Documenting the decline and fall
After years of trying to make a film about his own success in turning low-performing high-school students into college graduates, former teacher George Shirley (pictured at right) and his movie-making partners have turned their camera lenses on Sacramento High School. They plan to use hundreds of interviews with teachers, students and administrators to build a snapshot of Sacramento’s oldest high school as it prepares for closure in June and a new rebirth in September under a charter with St. Hope Corp. (See “The miseducation of Sac High,” SN&R Cover, February 6.)
Tell me how you decided to do a documentary on the closing of Sac High.
Well, we did it reluctantly because no one else was doing it. Truly, we have our plates full with some other projects. I’m a teacher and a lawyer, but when it hit in January is when I really first started paying attention to it. This is the second-oldest public school west of the Mississippi—incredible history. And it just hit me. … This is going to be gone. About a month ago—because we have the cameras, we have the editing equipment, we have the ability to do this—we just started doing interviews with people. We would like the kids themselves to capture on film these last few weeks. We’re going to follow it through until the last kid walks across and gets the last diploma on June 9.

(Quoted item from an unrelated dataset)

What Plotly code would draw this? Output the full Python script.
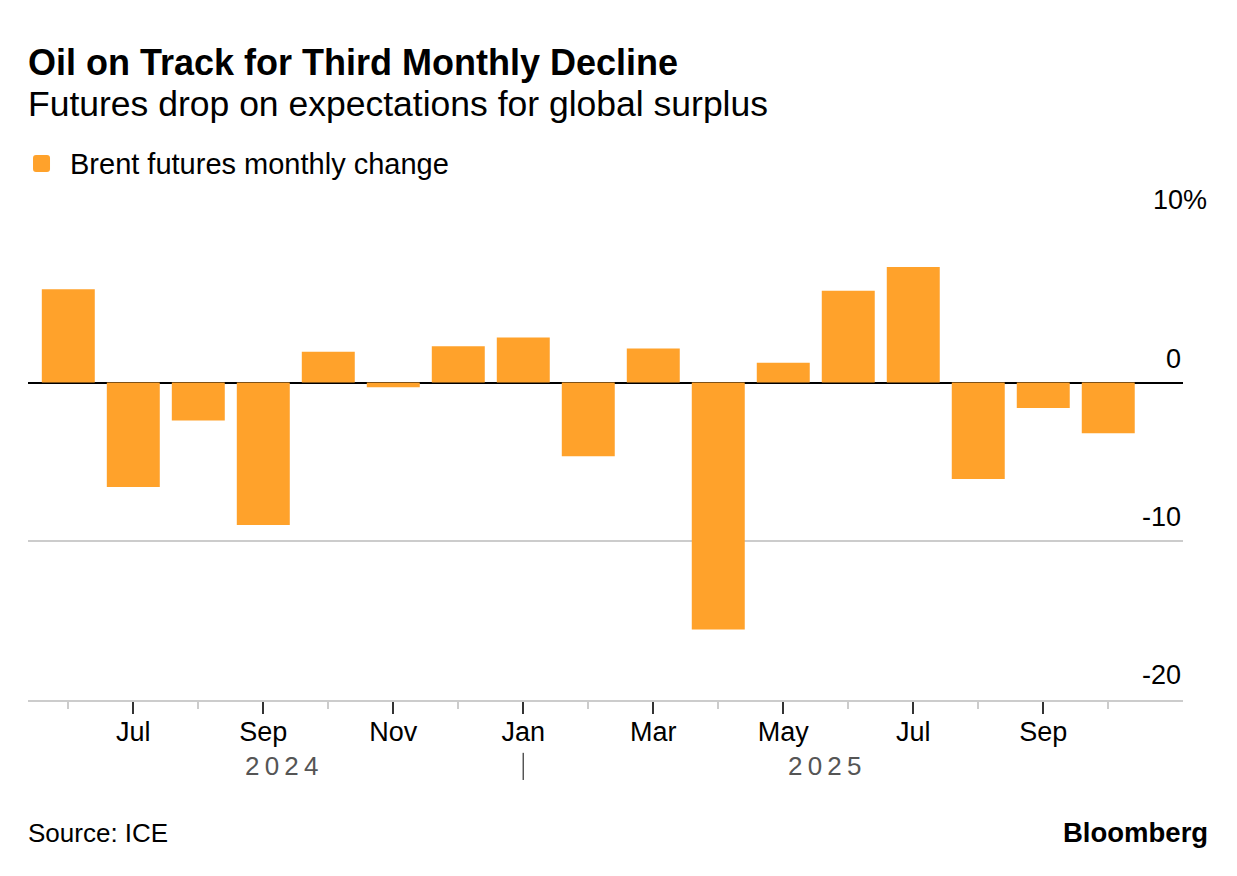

What have the kids been telling you?
We’ve talked to very few kids. We’ve been interviewing older people who live in the community—87-year-old graduates of Sac High, heads of law firms, working guys, retired people, all kinds of people—to get their memories of what it was like. The kids we have talked to are very upset because they don’t know what’s going to happen to them next year. Nobody’s really sure what that student-body population is going to be. It’s a very diverse student body. It’s amazing. That’s one of the reasons I’m interested. Every single issue in education is there. This wouldn’t have happened if the new testing standards hadn’t come in and this wasn’t considered an unproductive school, or whatever the term is. I mean, you’ve got racism on various levels. And that’s a subtle thing, but we’ve been hearing it.
Are we giving up on public education?
I don’t know what’s going to happen to St. Hope, but I think the decisions that will determine whether they make it or not are being made right now. Can they turn the test scores around? Does that matter? I’m very passionate about this. The school I taught at, Alisal High School in Salinas, our test scores were so low. [The students] went to Harvard and Princeton and Yale, Columbia. The [Scholastic Assessment Test], the [Educational Testing Service] and this new standardized scoring … whatever else it is, it does not represent the ability of kids like I taught in Salinas. I am very cynical about this test-based result here at Sacramento High because that’s really what brought this down, and I hope we can show that. I don’t think it’s fair. I just believe that kids like this, if they’re given a chance, can succeed. My group of 92 students, all one high school, proved it. I’m very passionate about this testing nonsense. I know there are kids in this school, right now, that are going to get lost forever. God knows what’s going to happen to the ones that get shipped to [Hiram W. Johnson High School] or whatever.
How much access has St. Hope offered you so far?
We’ve had meetings with them. I can understand, first of all, the legal issues. The personnel decisions to me are the critical things. What kinds of teachers are you going to hire? Are you going to get a crazy like me? And I do crazy things in the classroom. I’ll take off all my clothes and jump into a vat of hot peanut butter. I’ll stand up on top of the desk and sing to them if I ever lose contact with a single kid. I used to do “let’s pretend.” Let’s pretend you’re going up to a school with eastern prep-school kids and Jesuit High School kids—and they’re actually going to know some of this. You’re going to have to pretend. Let’s pretend we’ve heard of Machiavelli’s The Prince. Let’s pretend we’ve heard of Spengler’s Decline of the West. I would summarize it for them and synthesize it. I’m a very animated person. I’m a very good teacher. … I’m getting far afield. Legally, [St. Hope’s] personnel decisions are, of course, protected. I don’t expect to get access. But a lot of it we could get: the kind of people they’re looking for. Are they going by the book? It’s a charter school. They can do whatever they damned well please.
What has been your impression of Kevin Johnson and his crew?
I haven’t met with Kevin. The crew, they’re very nice. They’re very formal and very, very protective of what they are about to do.